Thursday, March 02, 2006

Snowfall

First published in Ireland of the Welcomes, Jan/Feb 1997.
Grey-brown clouds darkened the horizon, bringing with them a threatening wave of chill air. Highland sheep huddled behind walls; in deep, damp hollows; by lone thorns, ancestral genes warning them of imminent snow. In the valley, old men sniffed and looked skywards, cracked stubborn joints, muttered against age, and turning away went back to their fires. The air dried, and slightly warmed.
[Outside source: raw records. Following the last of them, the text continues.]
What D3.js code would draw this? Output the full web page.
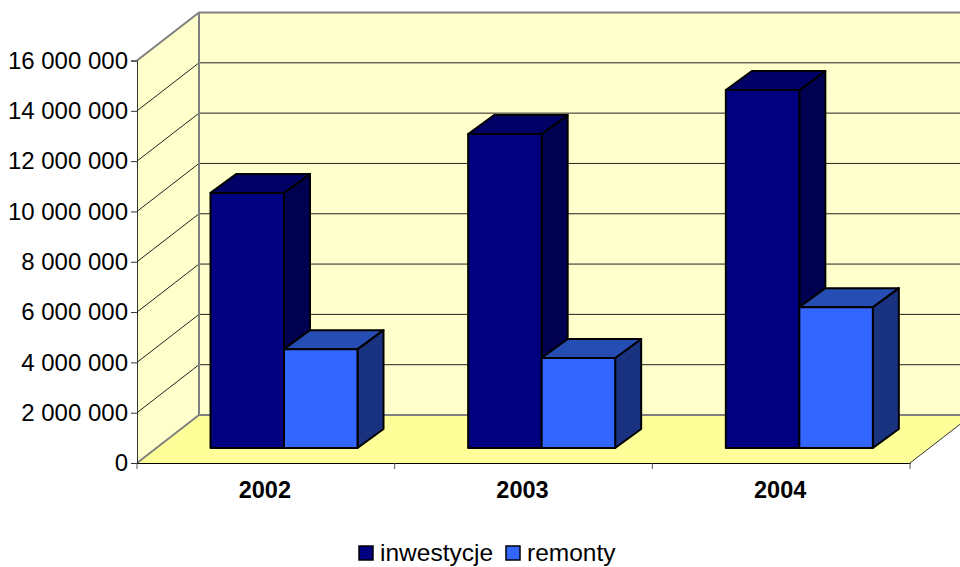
<!DOCTYPE html>
<html>
<head>
<meta charset="utf-8">
<script src="https://cdn.jsdelivr.net/npm/d3@7"></script>
<style>
  html, body { margin: 0; padding: 0; background: #fff; overflow: hidden; }
  svg { display: block; font-family: "Liberation Sans", Arial, sans-serif; }
</style>
</head>
<body>
<svg width="960" height="567"></svg>
<script>
/* chart data */
const years = ["2002", "2003", "2004"];
const seriesNames = ["inwestycje", "remonty"];
const inwestycje = [10140000, 12480000, 14230000];
const remonty = [3930000, 3580000, 5600000];
const yTicks = [0, 2000000, 4000000, 6000000, 8000000, 10000000, 12000000, 14000000, 16000000];

const svg = d3.select("svg");

/* plot box, front plane */
const plotLeft = 137, plotRight = 910, plotBottom = 463, plotTop = 60.5;
// wall depth
const depthX = 62, depthY = -48;
// where the bars sit inside the depth
const barShiftX = 19.9, barShiftY = -15;
const barDepthX = 26, barDepthY = -19;

const colors = {
  inwestycje: { front: "#000080", side: "#000050", top: "#000066" },
  remonty: { front: "#3366ff", side: "#1a3380", top: "#264db3" }
};

const x = d3.scaleBand().domain(years).range([plotLeft, plotRight]).paddingInner(0).paddingOuter(0);
const y = d3.scaleLinear().domain([0, 16000000]).range([plotBottom, plotTop]);
const inner = d3.scaleBand().domain(seriesNames).range([53.6, 200.6]);

function poly(pts) { return pts.map(p => p.join(",")).join(" "); }

/* walls and floor */
svg.append("polygon")
  .attr("points", poly([[plotLeft, plotBottom], [plotLeft + depthX, plotBottom + depthY], [plotLeft + depthX, plotTop + depthY], [plotLeft, plotTop]]))
  .attr("fill", "#ffffcc");
svg.append("rect")
  .attr("x", plotLeft + depthX).attr("y", plotTop + depthY)
  .attr("width", plotRight - plotLeft).attr("height", plotBottom - plotTop)
  .attr("fill", "#ffffcc");
svg.append("polygon")
  .attr("points", poly([[plotLeft, plotBottom], [plotLeft + depthX, plotBottom + depthY], [plotRight + depthX, plotBottom + depthY], [plotRight, plotBottom]]))
  .attr("fill", "#ffff99");

/* gridlines */
svg.append("g").selectAll("polyline")
  .data(yTicks.slice(1, -1))
  .enter().append("polyline")
  .attr("points", d => poly([[plotLeft, y(d)], [plotLeft + depthX, y(d) + depthY], [plotRight + depthX, y(d) + depthY]]))
  .attr("fill", "none")
  .attr("stroke", "#222")
  .attr("stroke-width", 1);

/* wall edges */
svg.append("polyline")
  .attr("points", poly([[plotLeft, plotTop], [plotLeft + depthX, plotTop + depthY], [plotRight + depthX, plotTop + depthY]]))
  .attr("fill", "none").attr("stroke", "#808080").attr("stroke-width", 2);
svg.append("line")
  .attr("x1", plotLeft + depthX).attr("y1", plotTop + depthY)
  .attr("x2", plotLeft + depthX).attr("y2", plotBottom + depthY)
  .attr("stroke", "#808080").attr("stroke-width", 2);
svg.append("polyline")
  .attr("points", poly([[plotLeft, plotBottom], [plotLeft + depthX, plotBottom + depthY], [plotRight + depthX, plotBottom + depthY]]))
  .attr("fill", "none").attr("stroke", "#808080").attr("stroke-width", 2);
svg.append("line")
  .attr("x1", plotRight).attr("y1", plotBottom)
  .attr("x2", plotRight + depthX).attr("y2", plotBottom + depthY)
  .attr("stroke", "#333").attr("stroke-width", 1);

/* bars */
const bars = [];
years.forEach((yr, i) => {
  bars.push({ year: yr, name: "inwestycje", value: inwestycje[i] });
  bars.push({ year: yr, name: "remonty", value: remonty[i] });
});

const barG = svg.append("g")
  .selectAll("g")
  .data(bars)
  .enter().append("g")
  .attr("stroke", "#000")
  .attr("stroke-width", 2)
  .attr("stroke-linejoin", "round");

function barBox(d) {
  const x0 = x(d.year) + inner(d.name) + barShiftX;
  return { x0: x0, x1: x0 + inner.bandwidth(), y0: y(d.value) + barShiftY, y1: y(0) + barShiftY };
}

barG.append("polygon")
  .attr("fill", d => colors[d.name].side)
  .attr("points", d => {
    const b = barBox(d);
    return poly([[b.x1, b.y0], [b.x1 + barDepthX, b.y0 + barDepthY], [b.x1 + barDepthX, b.y1 + barDepthY], [b.x1, b.y1]]);
  });
barG.append("polygon")
  .attr("fill", d => colors[d.name].top)
  .attr("points", d => {
    const b = barBox(d);
    return poly([[b.x0, b.y0], [b.x0 + barDepthX, b.y0 + barDepthY], [b.x1 + barDepthX, b.y0 + barDepthY], [b.x1, b.y0]]);
  });
barG.append("rect")
  .attr("fill", d => colors[d.name].front)
  .attr("x", d => barBox(d).x0)
  .attr("y", d => barBox(d).y0)
  .attr("width", inner.bandwidth())
  .attr("height", d => barBox(d).y1 - barBox(d).y0);

/* axes */
const yAxis = d3.axisLeft(y)
  .tickValues(yTicks)
  .tickSize(6)
  .tickPadding(3)
  .tickFormat(d => d3.format(",")(d).replace(/,/g, " "));

svg.append("g")
  .attr("transform", `translate(${plotLeft},0)`)
  .call(yAxis)
  .call(g => g.selectAll("text").attr("font-size", 24).attr("font-family", "inherit").attr("fill", "#000"))
  .call(g => g.selectAll("line").attr("stroke", "#333"))
  .call(g => g.select(".domain").attr("stroke", "#333"));

svg.append("g")
  .attr("transform", `translate(0,${plotBottom})`)
  .call(d3.axisBottom(x).tickSize(0).tickPadding(18))
  .call(g => g.selectAll("text").attr("font-size", 23.5).attr("font-weight", "bold").attr("font-family", "inherit").attr("fill", "#000").attr("dx", -1))
  .call(g => g.select(".domain").attr("stroke", "#000"));

// the category ticks sit between the bands
svg.append("g").selectAll("line")
  .data(years.concat("end"))
  .enter().append("line")
  .attr("x1", (d, i) => plotLeft + i * x.bandwidth())
  .attr("x2", (d, i) => plotLeft + i * x.bandwidth())
  .attr("y1", plotBottom)
  .attr("y2", plotBottom + 6)
  .attr("stroke", "#555");

/* legend */
const legendX = d3.scaleOrdinal().domain(seriesNames).range([359, 506]);
const legend = svg.append("g").selectAll("g")
  .data(seriesNames)
  .enter().append("g")
  .attr("transform", d => `translate(${legendX(d)},546)`);

legend.append("rect")
  .attr("width", 14).attr("height", 14)
  .attr("fill", d => colors[d].front)
  .attr("stroke", "#000").attr("stroke-width", 1.5);
legend.append("text")
  .attr("x", 21).attr("y", 15)
  .attr("font-size", 24.5)
  .text(d => d);
</script>
</body>
</html>
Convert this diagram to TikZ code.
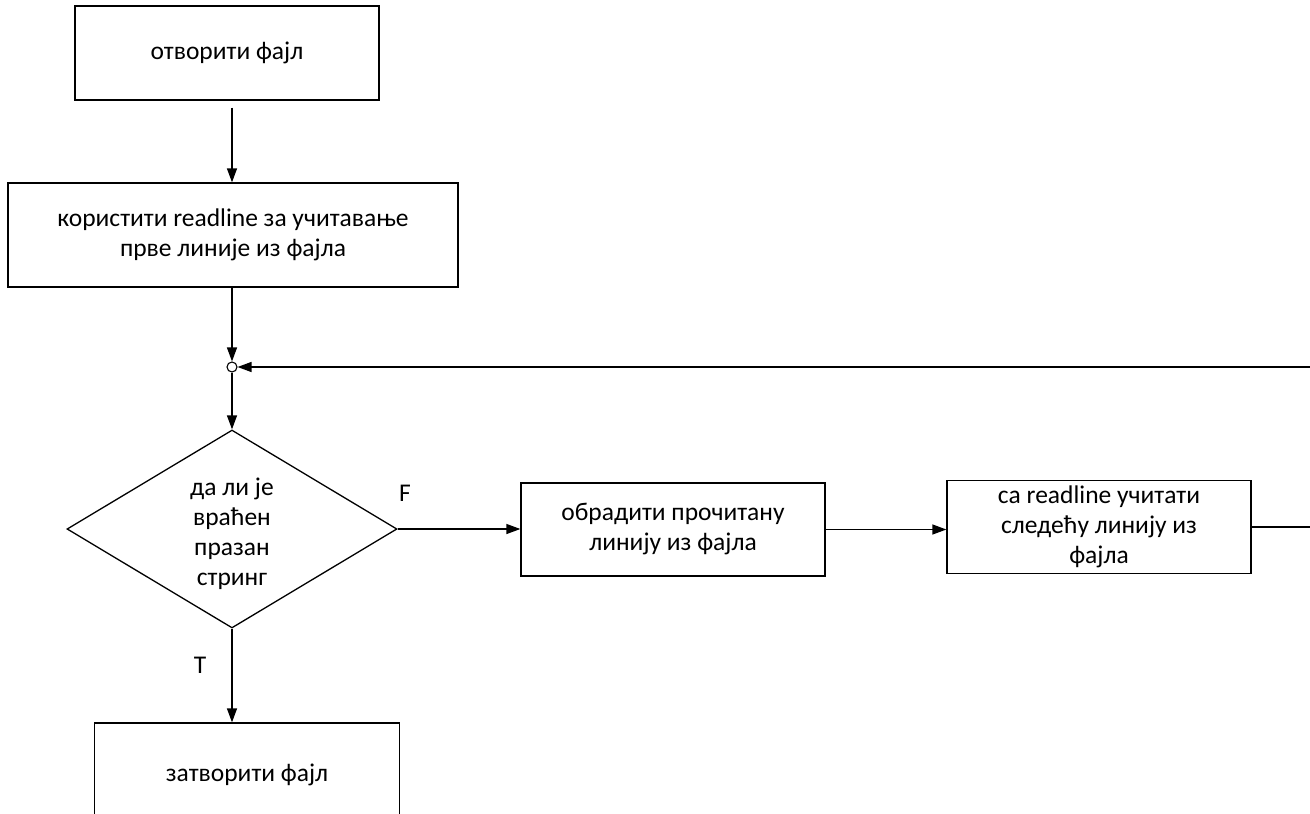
\documentclass[tikz,border=0pt]{standalone}
\usepackage{fontspec}
\setmainfont{Carlito}
\usetikzlibrary{shapes.geometric,arrows.meta}

\begin{document}
\begin{tikzpicture}[x=1pt,y=-1pt,
        font=\fontsize{25.5pt}{30pt}\selectfont,
        line width=1.3pt,
        >={Triangle[length=14pt,width=10pt]},
        block/.style={draw,rectangle,inner sep=0pt,align=center},
        decision/.style={draw,diamond,aspect=1.67,inner sep=0pt,align=center,
            minimum width=330pt,minimum height=198pt},
        junction/.style={draw,circle,inner sep=0pt,minimum size=10pt,fill=white,line width=1.1pt},
        lbl/.style={inner sep=0pt}]
        \useasboundingbox (0,0) rectangle (1310,814);

        \node[block,minimum width=304pt,minimum height=94pt] (open) at (227,53) {отворити фајл};
        \node[block,minimum width=450pt,minimum height=104pt] (first) at (233,235)
            {користити readline за учитавање\\прве линије из фајла};
        \node[junction] (junc) at (232,367) {};
        \node[decision] (empty) at (232,529) {\rule{0pt}{27pt}да ли је\\враћен\\празан\\стринг};
        \node[block,minimum width=304pt,minimum height=93pt] (proc) at (673,529.5)
            {обрадити прочитану\\линију из фајла};
        \node[block,minimum width=304pt,minimum height=93pt] (next) at (1099,527)
            {са readline учитати\\следећу линију из\\фајла};
        \node[block,minimum width=305pt,minimum height=104pt] (close) at (247,775) {затворити фајл};

        \node[lbl] (F) at (405,493) {F};
        \node[lbl] (T) at (200,665) {T};

        \coordinate (out) at (1310,527);
        \coordinate (back) at (1310,367);

        % main line
        \draw[->,shorten <=7pt] (open.south -| junc) -- (first.north -| junc);
        \draw[->] (first.south -| junc) -- (junc);
        \draw[->] (junc) -- (empty.north);
        \draw[->] (empty.south) -- (empty.south |- close.north);

        % loop
        \draw[->] (empty.east) -- (empty.east -| proc.west);
        \draw[->] (proc.east) -- (proc.east -| next.west);
        \draw (next.east) -- (out);
        \draw[->] (back) -- (junc);
\end{tikzpicture}
\end{document}
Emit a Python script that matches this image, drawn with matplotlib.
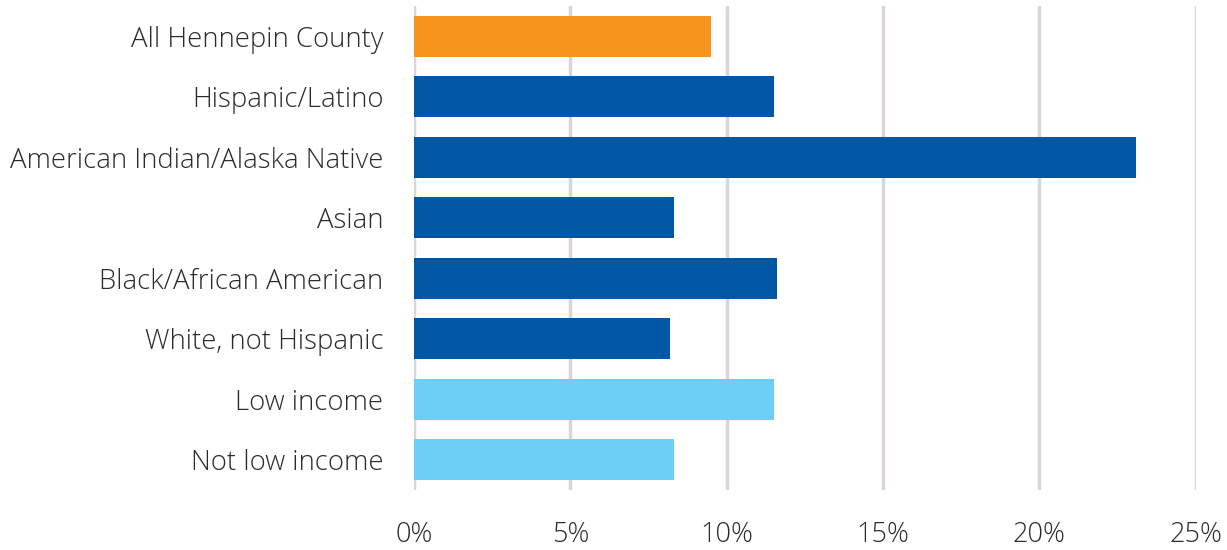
import matplotlib
matplotlib.use("Agg")
import matplotlib.pyplot as plt
from matplotlib.ticker import FuncFormatter

categories = [
    "All Hennepin County",
    "Hispanic/Latino",
    "American Indian/Alaska Native",
    "Asian",
    "Black/African American",
    "White, not Hispanic",
    "Low income",
    "Not low income",
]
values = [9.5, 11.5, 23.1, 8.3, 11.6, 8.2, 11.5, 8.3]
groups = ["total", "race", "race", "race", "race", "race", "income", "income"]
group_colors = {"total": "#F7941E", "race": "#0057A3", "income": "#6DCFF6"}
x_ticks = [0, 5, 10, 15, 20, 25]

plt.rcParams["font.family"] = ["Open Sans", "DejaVu Sans"]

fig = plt.figure(figsize=(12.27, 5.5), dpi=100)
ax = fig.add_axes([414 / 1227, 1 - 490 / 550, (1195.7 - 414) / 1227, 484 / 550])

ypos = list(range(len(categories)))
ax.barh(ypos, values, height=0.67,
        color=[group_colors[g] for g in groups], zorder=3)

ax.set_xlim(0, 25)
ax.set_ylim(len(categories) - 0.5, -0.5)
ax.set_yticks(ypos)
ax.set_yticklabels(categories)
ax.set_xticks(x_ticks)
ax.xaxis.set_major_formatter(FuncFormatter(lambda v, p: f"{v:.0f}%"))

for lbl in ax.get_yticklabels():
    lbl.set_fontsize(19.8)
for lbl in ax.get_xticklabels():
    lbl.set_fontsize(19.5)
for lbl in ax.get_yticklabels() + ax.get_xticklabels():
    lbl.set_fontweight("light")
    lbl.set_color("#2b2b2b")

ax.grid(axis="x", color="#DDD5D3", linewidth=2.5, zorder=0)
ax.tick_params(axis="y", length=0, pad=22)
ax.tick_params(axis="x", length=0, pad=22)
for s in ax.spines.values():
    s.set_visible(False)

fig.savefig("out.png", dpi=100, facecolor="white")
A hush followed, then, silently, the first large flake fell, one here, two there, another elsewhere; on the top of a robin's favourite fence-post; on the crooked nose of last-year's scarecrow; onto the clamp of turf beside the gable; on the scarce remains of fruit in the orchard; on the cover of the holy well; in the ruts of the country lane; on stones in the brown-running stream; until sky and earth were sugar-frosted, blurred together into rice-papery, marshmallow, whipped-creamy white.

Still it fell, softly, gently, layer upon layer of wefting, weaving crystals, tiny fingers lacing together, strands forming, floating, falling to rest in anything that held them, arching delicately across miniature grass-blade gaps, plucking at spiderwebs in passing, downing the world as if it were a new-hatched nestling chick whose mother, Springtime, will soon return.

Beneath the trees, islands formed, snowflakes in the lee of old sycamore, rising up from bramble skirts. Whiteness spread around corners, under fences, under the bridge, as the calm, sedate shower began to stiffen into flurries. Flakes then stippled over roof-slates, tripped against walls, careered across the open fields. Crystals shaped and reshaped into new forms, powdery, speed driven, stinging snow.

The wind rose, moaning around the orchard and the valley cottages. Knife sharp and icy, it stabbed the fallow land and fields, sliced by the pond, banked back. It probed nooks and crannies, leaving behind it whiter calling cards that stacked up, neglected, like so much unwanted post, began to drift across the laneways, clambered up sides of telegraph poles, obscured roadway signs, cast sinister traps over drains, clad the quiet country in loneliness, desertion.

Night fell quickly, stars appearing as the snow clouds swirled away on other errands. The wool-like blanket hiding seeds and slumbering things alike began to freeze into many forms: ramps, plateaus, planes and angles; knives, scythes, and spear shapes; undulating sea-shore sands when tide turns; piped icing; crochet-knitted yarns and feathered fans. The moon rose, casting strange shadows over all, a weird fluorescent quality emerging beneath. Animals nosed from secret burrows to creep cautiously about thin crusts, leaving tell-tale signs of paw and claw. They crisscrossed fields, trails of four-legged creatures, rabbit, badger, fox, small ghosts in a ghostly whiteness, a landscape of fitful dreams.

When the sun rose, the tracks were joined by others, three-toed, hopping, crows and smaller birds, looking for food in the hard, hidden ground. Fires dampened for the night were fanned into life, breakfasts made, and children wrapped up snugly for the day. Soon the sounds of humankind filtered across the silent world of sunlit, shining snow, screams of delight or protest, snowballs, sleds and snowmen, boots crunching, kicking, sliding. Winter's stage was set once more, dressed and decorated, oblivious to we players, the world slowly turning to the endless beat of time.